- Born: Arthur Peck 1955 (age 70–71)
- Education: Occidental College Harvard Business School
- Occupation: Businessman
- Title: Former CEO, Gap Inc.
- Term: 2015-2019
- Spouse: Married
- Children: 4

= Art Peck =

American businessman

Arthur Peck (born 1955) is an American businessman, and was the CEO of Gap Inc., the American multinational clothing retailer from 2015 to 2019.

== Early life ==
Peck was born in 1955. He earned a degree from Occidental College in Los Angeles in 1977, followed by an MBA from Harvard Business School in 1979.

==Career==
===Boston Consulting Group===
Peck worked for Boston Consulting Group from 1982 to 2005.

=== Gap Inc. ===
Peck joined Gap Inc. in 2005 after former CEO, Paul Pressler, hired him on as vice president of strategy and operations. In the mid-2000s, Peck was instrumental in steering Gap Inc.'s strategy, locally and internationally. He pitched the idea of franchising the retailer's foreign locations allowing local third parties to operate many of the businesses operations.

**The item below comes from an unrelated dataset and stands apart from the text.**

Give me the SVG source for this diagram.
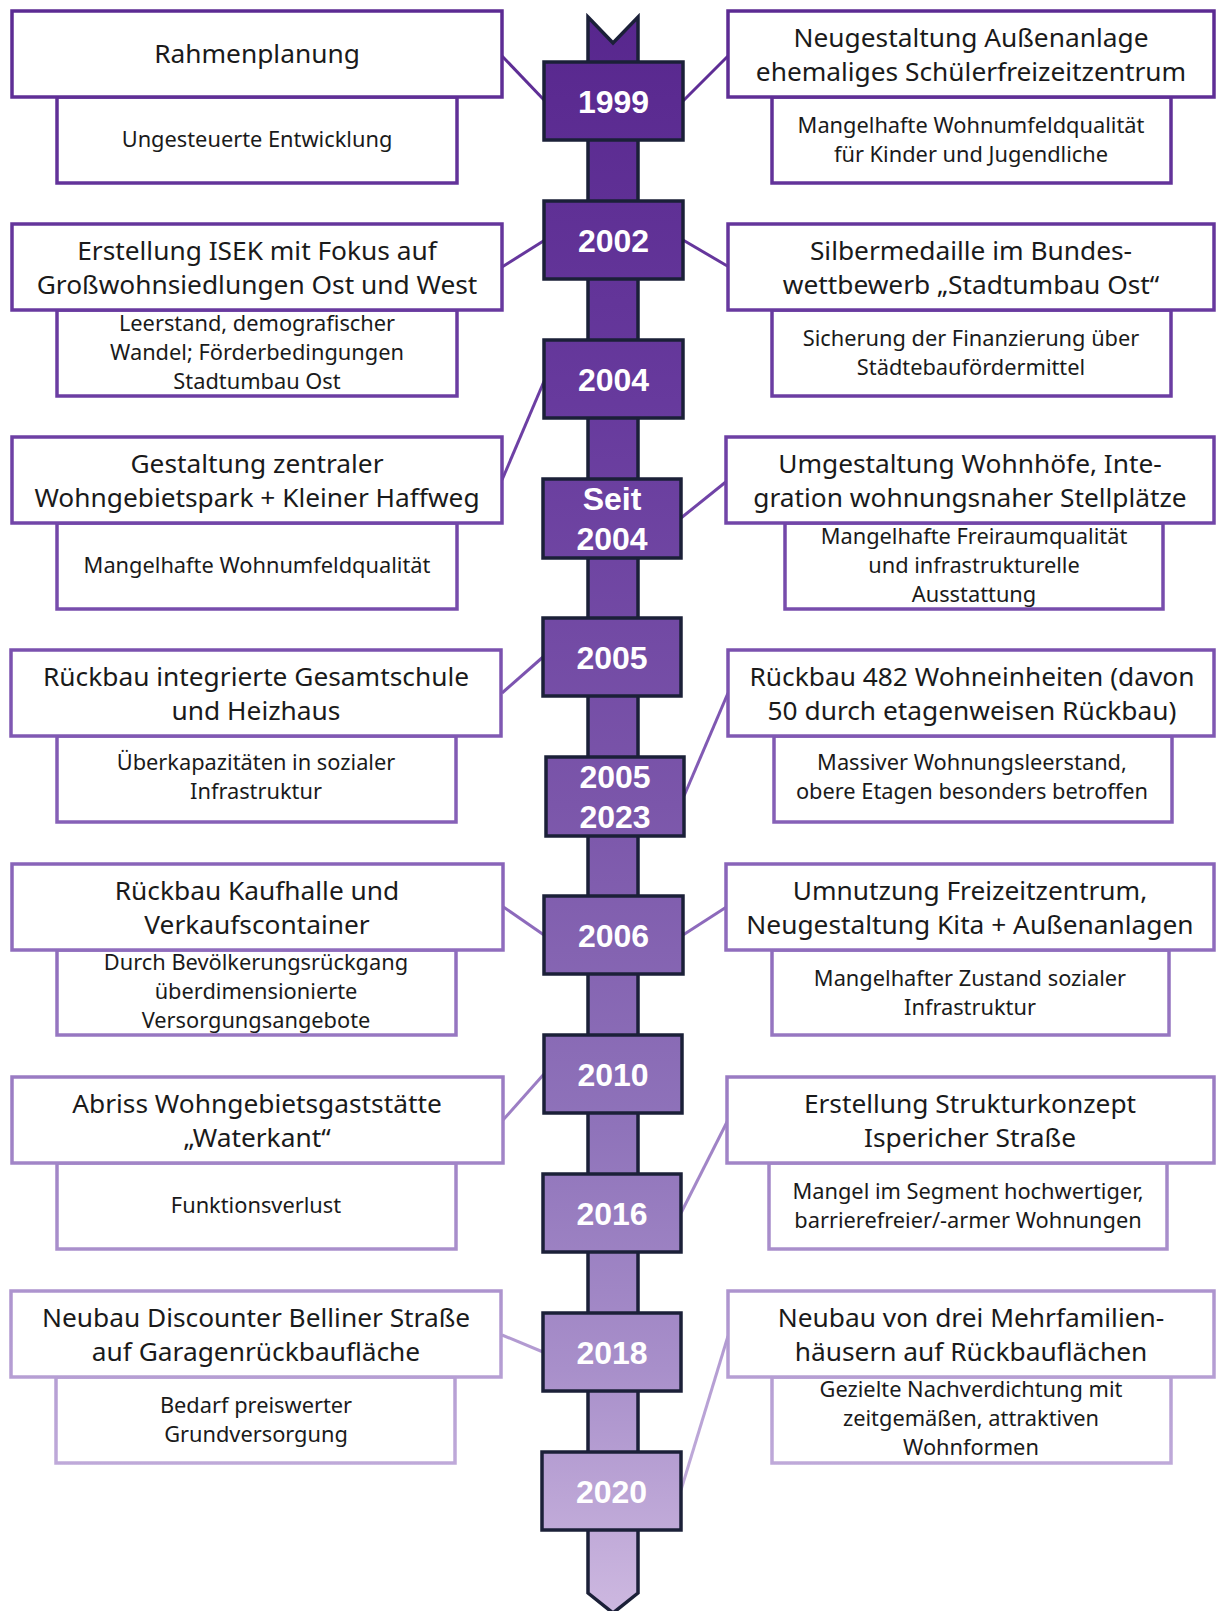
<svg xmlns="http://www.w3.org/2000/svg" width="1216" height="1611" viewBox="0 0 1216 1611">
<defs>
<linearGradient id="gFill" gradientUnits="userSpaceOnUse" x1="0" y1="0" x2="0" y2="1611">
<stop offset="0" stop-color="#57268d"/>
<stop offset="0.25" stop-color="#673a9d"/>
<stop offset="0.5" stop-color="#7b56aa"/>
<stop offset="0.7" stop-color="#8f73ba"/>
<stop offset="0.85" stop-color="#a88fca"/>
<stop offset="1" stop-color="#cdb8e0"/>
</linearGradient>
<linearGradient id="gLine" gradientUnits="userSpaceOnUse" x1="0" y1="0" x2="0" y2="1611">
<stop offset="0" stop-color="#5b2a92"/>
<stop offset="0.3" stop-color="#6f42a6"/>
<stop offset="0.55" stop-color="#8a66ba"/>
<stop offset="0.75" stop-color="#a58ac9"/>
<stop offset="1" stop-color="#cdbbe2"/>
</linearGradient>
</defs>
<style>
.box{fill:#ffffff;stroke:url(#gLine);stroke-width:3.5}
.con{stroke:url(#gLine);stroke-width:3;fill:none}
.yr{fill:url(#gFill);stroke:#1b2038;stroke-width:3.5}
.spine{fill:url(#gFill);stroke:#1b2038;stroke-width:3.5;stroke-linejoin:miter}
.t{font-family:"Noto Sans","Open Sans",sans-serif;font-size:26.3px;fill:#1a1a1a;text-anchor:middle}
.s{font-family:"Noto Sans","Open Sans",sans-serif;font-size:21.8px;fill:#1a1a1a;text-anchor:middle}
.y{font-family:"Liberation Sans",Arial,sans-serif;font-size:32px;font-weight:bold;fill:#ffffff;text-anchor:middle}
</style>

<g id="spine">
<path class="spine" d="M588,17 L613,43 L638,17 L638,1593 L613,1613 L588,1593 Z"/>
</g>

<g id="connectors">
<line class="con" x1="502" y1="56" x2="545" y2="101"/>
<line class="con" x1="683" y1="101" x2="729" y2="55"/>
<line class="con" x1="502" y1="267" x2="545" y2="240"/>
<line class="con" x1="683" y1="240" x2="729" y2="267"/>
<line class="con" x1="545" y1="379" x2="502" y2="480"/>
<line class="con" x1="681" y1="518" x2="727" y2="481"/>
<line class="con" x1="543" y1="657" x2="502" y2="693"/>
<line class="con" x1="684" y1="796" x2="728" y2="693"/>
<line class="con" x1="502" y1="906" x2="544" y2="935"/>
<line class="con" x1="683" y1="935" x2="728" y2="906"/>
<line class="con" x1="544" y1="1074" x2="503" y2="1120"/>
<line class="con" x1="681" y1="1213" x2="728" y2="1120"/>
<line class="con" x1="502" y1="1335" x2="543" y2="1352"/>
<line class="con" x1="681" y1="1490" x2="728" y2="1336"/>
</g>

<g id="y1999"><rect class="yr" x="544" y="62" width="139" height="78"/><text class="y" x="613.5" y="112.5">1999</text></g>
<g id="y2002"><rect class="yr" x="544" y="201" width="139" height="78"/><text class="y" x="613.5" y="251.5">2002</text></g>
<g id="y2004"><rect class="yr" x="544" y="340" width="139" height="78"/><text class="y" x="613.5" y="390.5">2004</text></g>
<g id="ySeit2004"><rect class="yr" x="543" y="479" width="138" height="79"/><text class="y" x="612" y="509.5">Seit</text><text class="y" x="612" y="549.5">2004</text></g>
<g id="y2005"><rect class="yr" x="543" y="618" width="138" height="78"/><text class="y" x="612" y="668.5">2005</text></g>
<g id="y2005_2023"><rect class="yr" x="546" y="757" width="138" height="79"/><text class="y" x="615" y="787.5">2005</text><text class="y" x="615" y="827.5">2023</text></g>
<g id="y2006"><rect class="yr" x="544" y="896" width="139" height="78"/><text class="y" x="613.5" y="946.5">2006</text></g>
<g id="y2010"><rect class="yr" x="544" y="1035" width="138" height="78"/><text class="y" x="613" y="1085.5">2010</text></g>
<g id="y2016"><rect class="yr" x="543" y="1174" width="138" height="78"/><text class="y" x="612" y="1224.5">2016</text></g>
<g id="y2018"><rect class="yr" x="543" y="1313" width="138" height="78"/><text class="y" x="612" y="1363.5">2018</text></g>
<g id="y2020"><rect class="yr" x="542" y="1452" width="139" height="78"/><text class="y" x="611.5" y="1502.5">2020</text></g>

<!-- Row 1 -->
<g id="r1L">
<rect class="box" x="57" y="97" width="400" height="86"/>
<rect class="box" x="12" y="11" width="490" height="86"/>
<text class="t" x="257" y="63">Rahmenplanung</text>
<text class="s" x="257" y="147">Ungesteuerte Entwicklung</text>
</g>
<g id="r1R">
<rect class="box" x="772" y="97" width="399" height="86"/>
<rect class="box" x="728" y="11" width="486" height="86"/>
<text class="t" x="971" y="47">Neugestaltung Außenanlage</text>
<text class="t" x="971" y="81">ehemaliges Schülerfreizeitzentrum</text>
<text class="s" x="971" y="133">Mangelhafte Wohnumfeldqualität</text>
<text class="s" x="971" y="162">für Kinder und Jugendliche</text>
</g>

<!-- Row 2 -->
<g id="r2L">
<rect class="box" x="57" y="310" width="400" height="86"/>
<rect class="box" x="12" y="224" width="490" height="86"/>
<text class="t" x="257" y="260">Erstellung ISEK mit Fokus auf</text>
<text class="t" x="257" y="294">Großwohnsiedlungen Ost und West</text>
<text class="s" x="257" y="331">Leerstand, demografischer</text>
<text class="s" x="257" y="360">Wandel; Förderbedingungen</text>
<text class="s" x="257" y="389">Stadtumbau Ost</text>
</g>
<g id="r2R">
<rect class="box" x="772" y="310" width="399" height="86"/>
<rect class="box" x="728" y="224" width="486" height="86"/>
<text class="t" x="971" y="260">Silbermedaille im Bundes-</text>
<text class="t" x="971" y="294">wettbewerb „Stadtumbau Ost“</text>
<text class="s" x="971" y="346">Sicherung der Finanzierung über</text>
<text class="s" x="971" y="375">Städtebaufördermittel</text>
</g>

<!-- Row 3 -->
<g id="r3L">
<rect class="box" x="57" y="523" width="400" height="86"/>
<rect class="box" x="12" y="437" width="490" height="86"/>
<text class="t" x="257" y="473">Gestaltung zentraler</text>
<text class="t" x="257" y="507">Wohngebietspark + Kleiner Haffweg</text>
<text class="s" x="257" y="573">Mangelhafte Wohnumfeldqualität</text>
</g>
<g id="r3R">
<rect class="box" x="785" y="523" width="378" height="86"/>
<rect class="box" x="726" y="437" width="488" height="86"/>
<text class="t" x="970" y="473">Umgestaltung Wohnhöfe, Inte-</text>
<text class="t" x="970" y="507">gration wohnungsnaher Stellplätze</text>
<text class="s" x="974" y="544">Mangelhafte Freiraumqualität</text>
<text class="s" x="974" y="573">und infrastrukturelle</text>
<text class="s" x="974" y="602">Ausstattung</text>
</g>

<!-- Row 4 -->
<g id="r4L">
<rect class="box" x="57" y="736" width="399" height="86"/>
<rect class="box" x="11" y="650" width="490" height="86"/>
<text class="t" x="256" y="686">Rückbau integrierte Gesamtschule</text>
<text class="t" x="256" y="720">und Heizhaus</text>
<text class="s" x="256" y="770">Überkapazitäten in sozialer</text>
<text class="s" x="256" y="799">Infrastruktur</text>
</g>
<g id="r4R">
<rect class="box" x="774" y="736" width="398" height="86"/>
<rect class="box" x="728" y="650" width="486" height="86"/>
<text class="t" x="972" y="686">Rückbau 482 Wohneinheiten (davon</text>
<text class="t" x="972" y="720">50 durch etagenweisen Rückbau)</text>
<text class="s" x="972" y="770">Massiver Wohnungsleerstand,</text>
<text class="s" x="972" y="799">obere Etagen besonders betroffen</text>
</g>

<!-- Row 5 -->
<g id="r5L">
<rect class="box" x="57" y="950" width="399" height="85"/>
<rect class="box" x="12" y="864" width="491" height="86"/>
<text class="t" x="257" y="900">Rückbau Kaufhalle und</text>
<text class="t" x="257" y="934">Verkaufscontainer</text>
<text class="s" x="256" y="970">Durch Bevölkerungsrückgang</text>
<text class="s" x="256" y="999">überdimensionierte</text>
<text class="s" x="256" y="1028">Versorgungsangebote</text>
</g>
<g id="r5R">
<rect class="box" x="772" y="950" width="397" height="85"/>
<rect class="box" x="726" y="864" width="488" height="86"/>
<text class="t" x="970" y="900">Umnutzung Freizeitzentrum,</text>
<text class="t" x="970" y="934">Neugestaltung Kita + Außenanlagen</text>
<text class="s" x="970" y="986">Mangelhafter Zustand sozialer</text>
<text class="s" x="970" y="1015">Infrastruktur</text>
</g>

<!-- Row 6 -->
<g id="r6L">
<rect class="box" x="57" y="1163" width="399" height="86"/>
<rect class="box" x="12" y="1077" width="491" height="86"/>
<text class="t" x="257" y="1113">Abriss Wohngebietsgaststätte</text>
<text class="t" x="257" y="1147">„Waterkant“</text>
<text class="s" x="256" y="1213">Funktionsverlust</text>
</g>
<g id="r6R">
<rect class="box" x="769" y="1163" width="398" height="86"/>
<rect class="box" x="727" y="1077" width="487" height="86"/>
<text class="t" x="970" y="1113">Erstellung Strukturkonzept</text>
<text class="t" x="970" y="1147">Ispericher Straße</text>
<text class="s" x="968" y="1199">Mangel im Segment hochwertiger,</text>
<text class="s" x="968" y="1228">barrierefreier/-armer Wohnungen</text>
</g>

<!-- Row 7 -->
<g id="r7L">
<rect class="box" x="56" y="1377" width="399" height="86"/>
<rect class="box" x="11" y="1291" width="490" height="86"/>
<text class="t" x="256" y="1327">Neubau Discounter Belliner Straße</text>
<text class="t" x="256" y="1361">auf Garagenrückbaufläche</text>
<text class="s" x="256" y="1413">Bedarf preiswerter</text>
<text class="s" x="256" y="1442">Grundversorgung</text>
</g>
<g id="r7R">
<rect class="box" x="772" y="1377" width="399" height="86"/>
<rect class="box" x="728" y="1291" width="486" height="86"/>
<text class="t" x="971" y="1327">Neubau von drei Mehrfamilien-</text>
<text class="t" x="971" y="1361">häusern auf Rückbauflächen</text>
<text class="s" x="971" y="1397">Gezielte Nachverdichtung mit</text>
<text class="s" x="971" y="1426">zeitgemäßen, attraktiven</text>
<text class="s" x="971" y="1455">Wohnformen</text>
</g>
</svg>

He also helped launch Gap's Product Red campaign in 2006, a campaign that also partnered with other retailers such as Converse, Apple, and Nike.

He became CEO of Gap Inc. in February 2015.

Peck stepped down as CEO of Gap Inc. in November 2019 with a bonus estimated at $8 million.

== Personal life ==
Peck is married and has four children, two of whom work under the Gap Inc. umbrella.